§ **Your objective**
Print the lines of the listing below verbatim from its first line through the line bearing "plt.rcParams['mathtext.bf'] = 'Liberation". Any pictures are to be omitted.
# # # # #
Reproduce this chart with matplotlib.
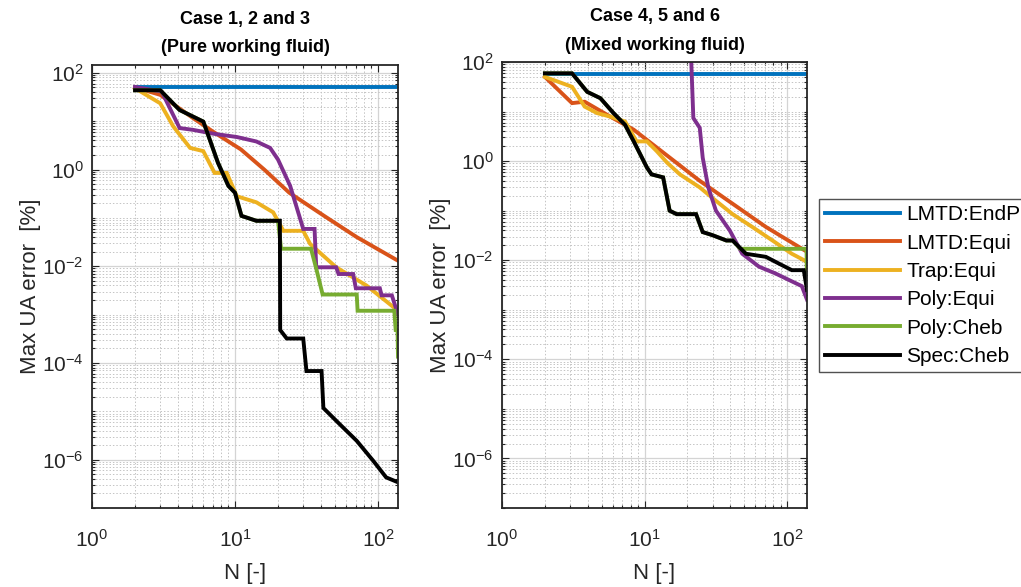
import numpy as np
import matplotlib
matplotlib.use("Agg")
import matplotlib.pyplot as plt
from matplotlib.ticker import FixedLocator, LogFormatterSciNotation, NullFormatter
from matplotlib.lines import Line2D

plt.rcParams['font.family'] = ['Liberation Sans', 'DejaVu Sans']
plt.rcParams['mathtext.fontset'] = 'custom'
plt.rcParams['mathtext.rm'] = 'Liberation Sans'
plt.rcParams['mathtext.it'] = 'Liberation Sans:italic'
plt.rcParams['mathtext.bf'] = 'Liberation Sans:bold'

# ---------------- data ----------------
labels = ["LMTD:EndP", "LMTD:Equi", "Trap:Equi", "Poly:Equi", "Poly:Cheb", "Spec:Cheb"]
colors = ["#0072BD", "#D95319", "#EDB120", "#7E2F8E", "#77AC30", "#000000"]
titles = ["Case 1, 2 and 3\n(Pure working fluid)", "Case 4, 5 and 6\n(Mixed working fluid)"]

# Left panel (pure working fluid)
L_endp_N = [2, 138]
L_endp_v = [52, 52]
L_lmtd_N = [2, 3, 5, 7, 11, 16, 24, 42, 71, 138]
L_lmtd_v = [50, 35, 12, 6.1, 2.6, 1.0, 0.33, 0.11, 0.04, 0.013]
L_trap_N = [2, 3, 3.7, 4.85, 6, 7.2, 8.75, 10.3, 14.1, 18.5, 21.8, 30, 33.5, 51, 83, 138]
L_trap_v = [48, 23.4, 7.8, 2.8, 2.4, 0.85, 0.85, 0.28, 0.21, 0.13, 0.054, 0.054, 0.029,
            0.0095, 0.004, 0.0012]
L_polyE_N = [2, 3.07, 4.1, 5.1, 7.05, 10.3, 14.1, 17.6, 20, 24.3, 30, 36, 37, 51, 53, 67, 70,
             103, 106, 125, 138]
L_polyE_v = [51, 41, 7.2, 6.6, 5.5, 4.7, 3.8, 2.8, 1.6, 0.46, 0.059, 0.059, 0.0095, 0.0095,
             0.0069, 0.0069, 0.0035, 0.0035, 0.0025, 0.0025, 0.001]
L_polyC_N = [2, 3, 4.1, 6, 6.3, 7.6, 9, 10, 11.1, 14.1, 20, 21, 34, 37, 41, 71, 72, 130, 133,
             137, 138]
L_polyC_v = [43.6, 43.6, 17, 9.8, 6.6, 1.38, 0.457, 0.331, 0.11, 0.087, 0.087, 0.023, 0.023,
             0.0089, 0.0026, 0.0026, 0.0012, 0.0012, 4.8e-4, 4.8e-4, 1.35e-4]
L_spec_N = [2, 3, 4.1, 6, 6.3, 7.6, 9, 10, 11.1, 14.1, 20.6, 20.7, 23, 30, 31.6, 40.3, 41.5,
            54, 71, 92.5, 114, 138]
L_spec_v = [43.6, 43.6, 17, 9.8, 6.6, 1.38, 0.457, 0.331, 0.11, 0.087, 0.087, 4.8e-4, 3.2e-4,
            3.2e-4, 6.8e-5, 6.8e-5, 1.17e-5, 5.4e-6, 2.45e-6, 9.5e-7, 4.3e-7, 3.4e-7]

# Right panel (mixed working fluid)
R_endp_N = [2, 138]
R_endp_v = [58, 58]
R_lmtd_N = [2, 3.1, 3.8, 5.75, 8.4, 24.4, 71, 138]
R_lmtd_v = [50, 14.8, 15.8, 7.9, 4.3, 0.4, 0.047, 0.0148]
R_trap_N = [2, 3.1, 3.8, 4.65, 5.75, 7.3, 8.8, 10.4, 12.2, 14.4, 17.7, 24.4, 31.7, 41.5, 57,
            79, 108, 138]
R_trap_v = [50, 31.6, 12.6, 9.3, 7.9, 6.3, 2.5, 2.5, 1.58, 0.93, 0.54, 0.295, 0.158, 0.085,
            0.047, 0.025, 0.0135, 0.0093]
R_polyE_N = [20, 21.3, 22, 24.4, 25.6, 28, 31.7, 39.6, 48.5, 63.6, 83, 103, 127, 138]
R_polyE_v = [1000, 93, 7.4, 4.7, 1.17, 0.295, 0.1, 0.04, 0.0135, 0.0074, 0.0054, 0.004, 0.003,
             0.0016]
R_polyC_N = [2, 3.1, 3.96, 4.9, 6.06, 7.3, 8.4, 10.4, 11.2, 13.5, 15, 16.8, 23, 25.6, 30, 37.5,
             41.5, 47, 137, 138]
R_polyC_v = [59, 59, 25, 18.6, 9.3, 5.4, 2.5, 0.74, 0.54, 0.47, 0.1, 0.085, 0.085, 0.037, 0.032,
             0.025, 0.025, 0.017, 0.017, 0.003]
R_spec_N = [2, 3.1, 3.96, 4.9, 6.06, 7.3, 8.4, 10.4, 11.2, 13.5, 15, 16.8, 23, 25.6, 30, 37.5,
            41.5, 51.5, 71, 88, 108, 131, 138]
R_spec_v = [59, 59, 25, 18.6, 9.3, 5.4, 2.5, 0.74, 0.54, 0.47, 0.1, 0.085, 0.085, 0.037, 0.032,
            0.025, 0.025, 0.0135, 0.0117, 0.0085, 0.0063, 0.0063, 0.0025]

left_series = [(L_endp_N, L_endp_v), (L_lmtd_N, L_lmtd_v), (L_trap_N, L_trap_v),
               (L_polyE_N, L_polyE_v), (L_polyC_N, L_polyC_v), (L_spec_N, L_spec_v)]
right_series = [(R_endp_N, R_endp_v), (R_lmtd_N, R_lmtd_v), (R_trap_N, R_trap_v),
                (R_polyE_N, R_polyE_v), (R_polyC_N, R_polyC_v), (R_spec_N, R_spec_v)]

xlim = (1, 138)
ylims = [(1e-7, 145), (1e-7, 100)]

# ---------------- figure ----------------
W, H = 1021, 587
fig = plt.figure(figsize=(W / 100, H / 100), dpi=100)
rects = [(92, 65, 398, 508), (502, 62, 807, 508)]
axes = []
for (x0, y0, x1, y1) in rects:
    axes.append(fig.add_axes([x0 / W, 1 - y1 / H, (x1 - x0) / W, (y1 - y0) / H]))

ymajor = [1e-6, 1e-4, 1e-2, 1e0, 1e2]
yminor = [k * 10.0 ** d for d in range(-7, 3) for k in range(1, 10) if k * 10.0 ** d not in ymajor]
xmajor = [1, 10, 100]
xminor = [k * 10.0 ** d for d in range(0, 3) for k in range(2, 10)]

for ax, series, title, yl in zip(axes, [left_series, right_series], titles, ylims):
    ax.set_xscale('log')
    ax.set_yscale('log')
    ax.set_xlim(*xlim)
    ax.set_ylim(*yl)
    ax.xaxis.set_major_locator(FixedLocator(xmajor))
    ax.xaxis.set_minor_locator(FixedLocator(xminor))
    ax.yaxis.set_major_locator(FixedLocator(ymajor))
    ax.yaxis.set_minor_locator(FixedLocator(yminor))
    ax.xaxis.set_major_formatter(LogFormatterSciNotation())
    ax.yaxis.set_major_formatter(LogFormatterSciNotation())
    ax.xaxis.set_minor_formatter(NullFormatter())
    ax.yaxis.set_minor_formatter(NullFormatter())
    ax.grid(True, which='major', color='#d4d4d4', lw=0.9, ls='-')
    ax.grid(True, which='minor', color='#c4c4c4', lw=0.7, ls=(0, (1.5, 2)))
    ax.set_axisbelow(True)
    for (n, v), c in zip(series, colors):
        ax.plot(n, v, color=c, lw=2.8, solid_joinstyle='miter')
    ax.tick_params(which='both', direction='in', top=True, right=True, colors='#262626',
                   labelcolor='#262626', labelsize=15, width=0.8)
    ax.tick_params(which='major', length=5)
    ax.tick_params(which='minor', length=2.5)
    ax.tick_params(axis='x', which='major', pad=15)
    ax.tick_params(axis='y', which='major', pad=6)
    for s in ax.spines.values():
        s.set_linewidth(1.3)
        s.set_color('#262626')
    ax.set_title(title, fontsize=13, fontweight='bold', color='#000000', linespacing=1.85, pad=9)
    ax.set_xlabel('N [-]', fontsize=16, color='#262626', labelpad=9)
    ax.set_ylabel('Max UA error  [%]', fontsize=16, color='#262626', labelpad=1)

handles = [Line2D([], [], color=c, lw=2.8) for c in colors]
leg = fig.legend(handles, labels, loc='upper left', bbox_to_anchor=(819 / W, 1 - 199 / H),
                 fontsize=15, frameon=True, fancybox=False, edgecolor='#262626',
                 handlelength=3.6, handletextpad=0.3, labelspacing=0.45, borderpad=0.3,
                 borderaxespad=0)
leg.get_frame().set_linewidth(1.0)
for t in leg.get_texts():
    t.set_color('#000000')

fig.savefig('out.png', dpi=100)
# # # # #
§ **Written response**
Reproduce this chart with matplotlib.
import numpy as np
import matplotlib
matplotlib.use("Agg")
import matplotlib.pyplot as plt
from matplotlib.ticker import FixedLocator, LogFormatterSciNotation, NullFormatter
from matplotlib.lines import Line2D

plt.rcParams['font.family'] = ['Liberation Sans', 'DejaVu Sans']
plt.rcParams['mathtext.fontset'] = 'custom'
plt.rcParams['mathtext.rm'] = 'Liberation Sans'
plt.rcParams['mathtext.it'] = 'Liberation Sans:italic'
plt.rcParams['mathtext.bf'] = 'Liberation Sans:bold'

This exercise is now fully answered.